Saab Automobile submits filing for bankruptcy

Monday, 19 December 2011  at  13:38, Bloomberg

Saab Automobile submits filing for bankruptcy
Saab’s workforce totals about 3,600 employees, including 3,400 in Trollhaettan. (AFP)
Saab Automobile filed for bankruptcy, bringing the Swedish carmaker to the brink of shutting for good after failing to find investors to rescue the 74-year-old company.

Saab, based in the southwestern town of Trollhaettan, submitted its application with a district court, Victor Muller, chief executive officer of parent company Swedish Automobile NV, said today in a text message. Executives will hold a press conference as soon as the court rules, he said.

Saab, which General Motors Co sold to Swedish Automobile in February 2010, won protection from creditors in September and has been seeking an investor since then.

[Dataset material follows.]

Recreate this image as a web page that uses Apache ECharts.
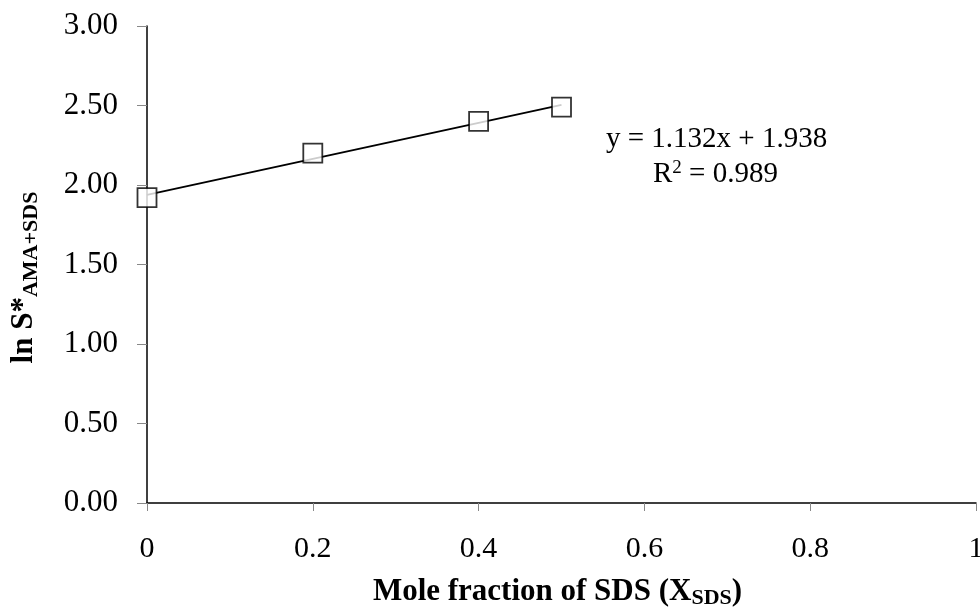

Guy Lofalk, Saab’s court-appointed administrator, applied on December 7 to end the reorganisation, saying the carmaker was out of money and had no realistic hope of gaining financing soon.

Saab Automobile was in discussions with Zhejiang Youngman Lotus Automobile and a Chinese bank to secure about €600 million ($782m) in loans, Muller said on December 7.

GM said December 17 that it couldn’t support proposed alternatives for Saab because the options “are not meaningfully different” from previous suggestions the Detroit-based carmaker had rejected on the grounds they would hurt the US company.

Saab’s workforce totals about 3,600 employees, including 3,400 in Trollhaettan. Saab’s vehicle sales, which peaked at 133,000 cars in 2006, have plunged in the last few years. The company sold 31,696 cars in 2010, missing a target of 50,000 to 60,000 vehicles.

Swedish Automobile, which changed its name from Spyker Cars NV in June, had planned for Saab to sell 120,000 cars and become profitable by 2012. The Zeewolde, Netherlands-based company, which began in 1898 as a maker of horse-drawn wagons, has more recently been a manufacturer of supercars, including the $235,000 C8 Aileron.

Saab began as Svenska Aeroplan Aktiebolaget in 1937, making airplanes, and started producing cars in 1947. Saab Auto split from the aerospace operations, now known as Saab AB, in the 1990s, with GM gaining a 50 percent stake in 1990 and full control in 2000. The US carmaker put the brand on the block in 2009 as one of four divisions marked for sale or shutdown as GM worked to restore profit.

Saab Auto suspended production in March, when it couldn’t pay suppliers, and has only occasionally restarted assembly lines since then. It has delayed wages several times and has yet to give workers pay that was due at the end of November.